Foul Bandied

  • Viscount Gladstone, 73, lively son of the late famed Liberal Prime Minister William Ewart Gladstone, continued last week to make unbridled use of the adjective "foul," as the libel suit brought against him by Captain Peter Wright (TIME, Feb. 7) continued. Originally Viscount Gladstone merely declared: "Captain Wright is a foul fellow!" referring to aspersions cast upon Prime Minister Gladstone in Captain Wright's book: Portraits and Criticisms (TIME, July 26). But last week, when Viscount Gladstone took the stand, he delivered himself as follows: "Captain Wright made a foul and loathsome charge against my father.† It was a revolting charge, which of course made me angry almost to an ungovernable extent. It was a charge which made my father out to be a foul sensualist and a foul hypocrite, and the charge was therefore a foul one! It was a deadly insult to every member of my family. A charge so foul and loathsome could only have been made by a foul-minded man, and I repeat that because of that he is a FOUL FELLOW! . . . That is my last word."

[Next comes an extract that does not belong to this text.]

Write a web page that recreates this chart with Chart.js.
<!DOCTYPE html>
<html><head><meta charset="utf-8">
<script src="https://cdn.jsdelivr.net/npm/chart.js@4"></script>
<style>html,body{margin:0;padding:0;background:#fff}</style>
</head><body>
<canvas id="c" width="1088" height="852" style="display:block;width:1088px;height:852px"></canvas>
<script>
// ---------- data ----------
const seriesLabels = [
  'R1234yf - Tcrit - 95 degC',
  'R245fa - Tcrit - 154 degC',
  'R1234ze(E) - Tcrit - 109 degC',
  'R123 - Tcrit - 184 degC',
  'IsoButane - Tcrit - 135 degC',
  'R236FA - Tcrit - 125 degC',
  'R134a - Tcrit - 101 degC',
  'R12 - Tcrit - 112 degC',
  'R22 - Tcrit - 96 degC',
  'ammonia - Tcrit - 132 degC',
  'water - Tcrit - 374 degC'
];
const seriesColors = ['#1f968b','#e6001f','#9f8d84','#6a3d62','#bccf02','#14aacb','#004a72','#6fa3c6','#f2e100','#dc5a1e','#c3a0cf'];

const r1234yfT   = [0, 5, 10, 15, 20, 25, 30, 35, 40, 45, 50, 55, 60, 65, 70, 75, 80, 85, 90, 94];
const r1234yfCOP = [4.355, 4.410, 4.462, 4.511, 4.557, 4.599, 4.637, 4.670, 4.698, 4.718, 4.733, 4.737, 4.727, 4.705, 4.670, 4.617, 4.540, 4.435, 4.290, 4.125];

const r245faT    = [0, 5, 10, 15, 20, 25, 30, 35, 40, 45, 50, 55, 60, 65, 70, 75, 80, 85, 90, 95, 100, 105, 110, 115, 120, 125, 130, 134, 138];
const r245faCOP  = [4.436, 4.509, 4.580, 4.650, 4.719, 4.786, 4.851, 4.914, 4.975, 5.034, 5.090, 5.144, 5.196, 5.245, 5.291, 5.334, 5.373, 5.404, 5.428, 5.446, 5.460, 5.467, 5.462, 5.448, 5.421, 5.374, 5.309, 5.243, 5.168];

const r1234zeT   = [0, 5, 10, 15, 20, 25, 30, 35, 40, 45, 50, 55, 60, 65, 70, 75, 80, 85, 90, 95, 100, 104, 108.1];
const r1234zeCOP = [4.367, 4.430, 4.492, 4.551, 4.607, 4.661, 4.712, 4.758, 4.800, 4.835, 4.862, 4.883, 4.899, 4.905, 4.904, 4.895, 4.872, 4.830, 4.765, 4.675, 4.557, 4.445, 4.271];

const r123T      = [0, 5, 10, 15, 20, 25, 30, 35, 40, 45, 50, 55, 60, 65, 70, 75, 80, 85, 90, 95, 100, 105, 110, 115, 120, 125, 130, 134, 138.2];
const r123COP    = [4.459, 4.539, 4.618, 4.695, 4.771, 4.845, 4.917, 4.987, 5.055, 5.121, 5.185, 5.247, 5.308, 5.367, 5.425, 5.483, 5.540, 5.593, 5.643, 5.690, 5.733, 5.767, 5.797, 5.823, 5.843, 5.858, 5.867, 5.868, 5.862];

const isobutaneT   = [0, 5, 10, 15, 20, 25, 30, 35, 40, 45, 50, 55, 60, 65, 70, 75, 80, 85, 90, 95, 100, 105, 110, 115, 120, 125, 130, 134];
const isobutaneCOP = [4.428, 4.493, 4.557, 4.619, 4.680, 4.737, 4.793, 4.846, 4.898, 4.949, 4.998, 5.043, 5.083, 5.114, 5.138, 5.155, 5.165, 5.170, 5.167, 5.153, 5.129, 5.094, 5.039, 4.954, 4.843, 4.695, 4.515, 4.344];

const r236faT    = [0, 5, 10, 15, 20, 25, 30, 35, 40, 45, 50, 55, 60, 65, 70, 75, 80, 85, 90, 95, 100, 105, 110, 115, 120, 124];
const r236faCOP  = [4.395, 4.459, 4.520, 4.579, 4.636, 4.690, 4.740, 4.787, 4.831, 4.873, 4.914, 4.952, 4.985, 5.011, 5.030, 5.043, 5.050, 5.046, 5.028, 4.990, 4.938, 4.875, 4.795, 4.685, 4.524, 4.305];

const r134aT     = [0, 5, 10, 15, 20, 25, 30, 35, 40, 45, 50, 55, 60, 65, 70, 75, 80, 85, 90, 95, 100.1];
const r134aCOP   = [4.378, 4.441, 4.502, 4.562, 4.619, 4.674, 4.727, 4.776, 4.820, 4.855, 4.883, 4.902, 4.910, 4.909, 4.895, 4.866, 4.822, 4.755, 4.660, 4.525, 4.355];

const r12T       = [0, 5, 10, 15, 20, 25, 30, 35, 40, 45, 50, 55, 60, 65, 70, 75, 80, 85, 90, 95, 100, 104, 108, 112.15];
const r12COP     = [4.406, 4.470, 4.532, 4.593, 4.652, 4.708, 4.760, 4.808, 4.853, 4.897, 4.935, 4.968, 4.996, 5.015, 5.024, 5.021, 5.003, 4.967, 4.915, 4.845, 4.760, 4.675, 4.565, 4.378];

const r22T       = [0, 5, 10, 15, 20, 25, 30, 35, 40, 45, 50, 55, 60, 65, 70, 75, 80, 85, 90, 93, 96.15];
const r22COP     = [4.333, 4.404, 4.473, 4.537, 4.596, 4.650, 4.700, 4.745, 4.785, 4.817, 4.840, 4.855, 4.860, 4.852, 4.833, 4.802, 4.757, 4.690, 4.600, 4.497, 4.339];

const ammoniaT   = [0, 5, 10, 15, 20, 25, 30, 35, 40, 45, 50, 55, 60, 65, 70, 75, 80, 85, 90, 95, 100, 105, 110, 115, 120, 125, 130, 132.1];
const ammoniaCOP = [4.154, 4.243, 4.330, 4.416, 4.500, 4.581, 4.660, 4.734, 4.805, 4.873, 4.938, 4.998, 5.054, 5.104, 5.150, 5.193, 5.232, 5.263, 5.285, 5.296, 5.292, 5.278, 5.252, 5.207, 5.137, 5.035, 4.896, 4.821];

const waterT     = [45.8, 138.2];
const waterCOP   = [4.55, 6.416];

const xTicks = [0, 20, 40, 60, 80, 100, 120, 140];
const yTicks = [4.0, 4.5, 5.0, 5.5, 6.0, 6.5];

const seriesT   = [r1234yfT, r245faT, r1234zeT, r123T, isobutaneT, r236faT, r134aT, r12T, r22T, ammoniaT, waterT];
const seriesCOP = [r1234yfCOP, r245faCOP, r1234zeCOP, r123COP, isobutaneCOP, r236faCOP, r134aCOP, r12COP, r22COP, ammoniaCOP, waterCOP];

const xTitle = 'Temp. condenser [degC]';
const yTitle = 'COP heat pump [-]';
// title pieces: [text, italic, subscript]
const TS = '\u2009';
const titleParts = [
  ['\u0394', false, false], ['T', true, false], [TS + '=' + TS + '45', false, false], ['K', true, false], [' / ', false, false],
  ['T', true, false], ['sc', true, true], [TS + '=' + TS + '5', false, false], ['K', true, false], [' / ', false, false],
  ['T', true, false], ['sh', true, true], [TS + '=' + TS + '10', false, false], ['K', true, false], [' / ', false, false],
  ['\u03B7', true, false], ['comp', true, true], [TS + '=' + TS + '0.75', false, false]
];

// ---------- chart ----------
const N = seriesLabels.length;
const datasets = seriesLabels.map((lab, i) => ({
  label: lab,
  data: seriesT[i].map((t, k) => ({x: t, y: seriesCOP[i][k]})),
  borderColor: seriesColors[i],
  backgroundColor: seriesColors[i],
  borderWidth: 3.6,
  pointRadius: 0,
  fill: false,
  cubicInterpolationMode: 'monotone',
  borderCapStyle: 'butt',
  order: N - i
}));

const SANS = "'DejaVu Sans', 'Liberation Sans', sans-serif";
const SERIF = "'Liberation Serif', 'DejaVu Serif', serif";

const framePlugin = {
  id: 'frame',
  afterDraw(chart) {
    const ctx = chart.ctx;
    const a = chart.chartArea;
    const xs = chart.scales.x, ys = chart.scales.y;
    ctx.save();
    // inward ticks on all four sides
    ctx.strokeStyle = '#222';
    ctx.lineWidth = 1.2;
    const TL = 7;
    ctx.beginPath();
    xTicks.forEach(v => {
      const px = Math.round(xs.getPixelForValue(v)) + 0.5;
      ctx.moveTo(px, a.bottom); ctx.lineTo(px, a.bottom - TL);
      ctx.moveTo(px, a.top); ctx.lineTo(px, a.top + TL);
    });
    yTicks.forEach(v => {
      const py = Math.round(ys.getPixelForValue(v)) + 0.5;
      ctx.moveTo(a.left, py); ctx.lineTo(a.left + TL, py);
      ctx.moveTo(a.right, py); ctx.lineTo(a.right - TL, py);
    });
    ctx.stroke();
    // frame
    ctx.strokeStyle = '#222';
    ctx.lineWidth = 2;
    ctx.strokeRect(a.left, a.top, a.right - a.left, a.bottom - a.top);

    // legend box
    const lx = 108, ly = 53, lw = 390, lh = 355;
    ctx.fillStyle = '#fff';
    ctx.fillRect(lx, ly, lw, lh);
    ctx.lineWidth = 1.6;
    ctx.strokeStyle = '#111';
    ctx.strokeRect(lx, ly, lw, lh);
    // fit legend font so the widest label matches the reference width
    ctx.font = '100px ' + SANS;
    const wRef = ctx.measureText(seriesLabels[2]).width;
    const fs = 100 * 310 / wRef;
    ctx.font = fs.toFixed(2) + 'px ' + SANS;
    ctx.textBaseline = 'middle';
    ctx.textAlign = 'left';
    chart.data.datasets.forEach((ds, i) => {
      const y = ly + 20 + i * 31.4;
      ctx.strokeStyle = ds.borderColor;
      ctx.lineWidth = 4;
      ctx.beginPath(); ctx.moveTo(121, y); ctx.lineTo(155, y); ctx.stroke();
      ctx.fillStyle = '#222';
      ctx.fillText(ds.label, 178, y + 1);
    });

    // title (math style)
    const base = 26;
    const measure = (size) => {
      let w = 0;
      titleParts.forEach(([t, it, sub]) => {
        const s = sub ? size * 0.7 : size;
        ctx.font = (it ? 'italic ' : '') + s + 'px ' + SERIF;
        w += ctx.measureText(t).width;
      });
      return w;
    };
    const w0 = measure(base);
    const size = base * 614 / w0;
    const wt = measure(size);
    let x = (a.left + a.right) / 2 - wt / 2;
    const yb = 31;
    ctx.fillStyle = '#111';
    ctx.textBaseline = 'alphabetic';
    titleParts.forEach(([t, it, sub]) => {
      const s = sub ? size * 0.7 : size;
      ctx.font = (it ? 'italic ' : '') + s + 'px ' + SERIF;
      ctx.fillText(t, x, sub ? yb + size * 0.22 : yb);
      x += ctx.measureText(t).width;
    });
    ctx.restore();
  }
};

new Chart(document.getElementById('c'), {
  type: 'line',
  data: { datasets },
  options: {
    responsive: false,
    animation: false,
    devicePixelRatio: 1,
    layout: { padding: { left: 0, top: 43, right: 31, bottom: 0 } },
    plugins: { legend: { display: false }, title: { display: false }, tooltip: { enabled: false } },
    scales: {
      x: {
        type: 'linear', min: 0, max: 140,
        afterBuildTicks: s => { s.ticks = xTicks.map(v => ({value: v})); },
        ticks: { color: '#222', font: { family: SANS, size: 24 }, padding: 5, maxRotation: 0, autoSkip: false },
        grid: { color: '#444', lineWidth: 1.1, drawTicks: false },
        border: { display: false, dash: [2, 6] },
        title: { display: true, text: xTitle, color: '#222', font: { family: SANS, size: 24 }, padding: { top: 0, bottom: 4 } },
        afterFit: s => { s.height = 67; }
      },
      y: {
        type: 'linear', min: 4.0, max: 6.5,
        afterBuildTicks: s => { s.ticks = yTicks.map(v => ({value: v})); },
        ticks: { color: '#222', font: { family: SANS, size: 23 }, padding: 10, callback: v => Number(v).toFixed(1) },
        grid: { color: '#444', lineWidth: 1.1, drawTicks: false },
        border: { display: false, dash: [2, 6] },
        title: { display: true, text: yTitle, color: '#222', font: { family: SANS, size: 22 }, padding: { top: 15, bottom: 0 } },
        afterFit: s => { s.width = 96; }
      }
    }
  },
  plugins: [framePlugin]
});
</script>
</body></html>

    The trial, which had long since become a legal farce, drew to a close without any real evidence against the character of Mr. Gladstone having been adduced. Viscount Gladstone admitted that Mr. Gladstone often spoke to fallen women on the street, but explained away all taint of scandal as follows: "My father founded the Newport Market Refuge for Women, and helped to found St. Mary Magdalene Home as a refuge for fallen women. I remember going to these places with him as a boy. My mother went too. The main social work in which my father and mother were interested took the form of such rescue efforts."

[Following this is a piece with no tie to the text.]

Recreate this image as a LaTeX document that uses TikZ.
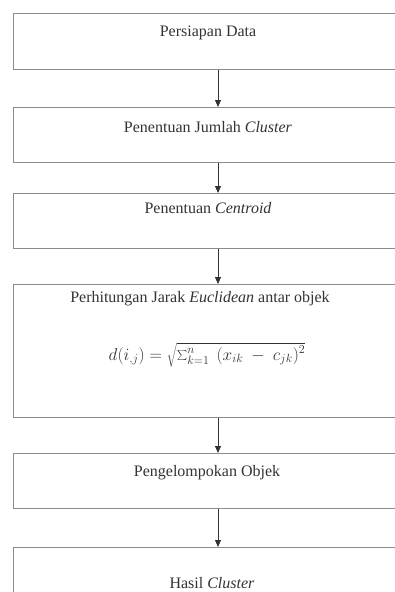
\documentclass[tikz,border=0pt]{standalone}
\usepackage{fontspec}
\setmainfont{Liberation Serif}
\usetikzlibrary{arrows.meta}
\definecolor{boxgray}{rgb}{0.55,0.55,0.55}
\definecolor{txt}{rgb}{0.2,0.2,0.2}
\begin{document}
\begin{tikzpicture}[x=1pt,y=-1pt,
  box/.style={draw=boxgray, line width=1.4pt, minimum width=390pt, inner sep=0pt, anchor=north west},
  lbl/.style={font=\fontsize{16}{19}\selectfont, text=txt, inner sep=0pt},
  mth/.style={font=\fontsize{17}{20}\selectfont, text=txt, inner sep=0pt},
  arr/.style={-{Triangle[length=7pt,width=6pt]}, line width=0.8pt, draw=txt, fill=txt}]
\useasboundingbox (0,0) rectangle (395,592);
\fill[white] (0,0) rectangle (395,592);
\coordinate (ax) at (218,0);
\begin{scope}
\clip (0,0) rectangle (395,592);
\node[box, minimum height=56pt] (b1) at (13,13) {};
\node[box, minimum height=55pt] (b2) at (13,107) {};
\node[box, minimum height=55pt] (b3) at (13,193) {};
\node[box, minimum height=133pt] (b4) at (13,284) {};
\node[box, minimum height=55pt] (b5) at (13,453) {};
\node[box, minimum height=70pt] (b6) at (13,547) {};
\node[lbl] (t1) at (208,33) {Persiapan Data};
\node[lbl] (t2) at (208,127) {Penentuan Jumlah \textit{Cluster}};
\node[lbl] (t3) at (208,208) {Penentuan \textit{Centroid}};
\node[lbl] (t4) at (200,299) {Perhitungan Jarak \textit{Euclidean} antar objek};
\node[mth] (f4) at (207,355) {$d(i_{,j}) = \sqrt{\textstyle\sum_{k=1}^{n}\ \,(x_{ik}\ -\ c_{jk})^2}$};
\node[lbl] (t5) at (207,473) {Pengelompokan Objek};
\node[lbl] (t6) at (212,583) {Hasil \textit{Cluster}};
\draw[arr] (b1.south -| ax) -- (b2.north -| ax);
\draw[arr] (b2.south -| ax) -- (b3.north -| ax);
\draw[arr] (b3.south -| ax) -- (b4.north -| ax);
\draw[arr] (b4.south -| ax) -- (b5.north -| ax);
\draw[arr] (b5.south -| ax) -- (b6.north -| ax);
\end{scope}
\end{tikzpicture}
\end{document}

    Viscount Gladstone's attorney interrupted at this point to read from the works of Viscount Morley concerning Mr. Gladstone: "In these humane efforts at reclamation among fallen women! he persevered all through his life, fearless of misconstruction, fearless of the levity or baseness of men's tongues."

    "My father," concluded Viscount Gladstone, "kept to his resolution in this matter with an iron tenacity."

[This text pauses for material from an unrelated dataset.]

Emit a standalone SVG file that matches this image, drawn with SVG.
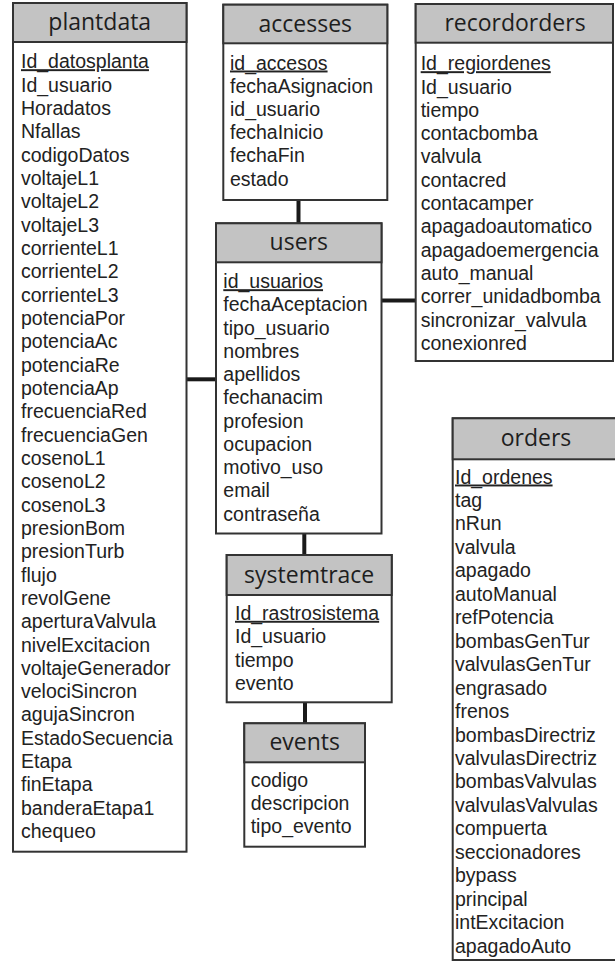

    Verdict. The jury, after a brief absence, returned the verdict that it was not libelous for Viscount Gladstone to have referred to Captain Wright as "a foul fellow . . . a liar ... a coward . . . and a fool." Having thus squelched the Captain, the foreman of the jury addressed the presiding justice as follows: "My lord, the jury wish to add that it is our unanimous opinion that the evidence placed before us has completely vindicated the hieh moral character of the late Mr. William Ewart Glad-stone."

    Irate Lillie. During the trial Captain Wright referred to one-time famed actress Lillie Langtry as " 'The Jersey Lily' . . . well-known in the U. S. to have been Mr. Gladstone's mistress" (TIME, Feb. 7).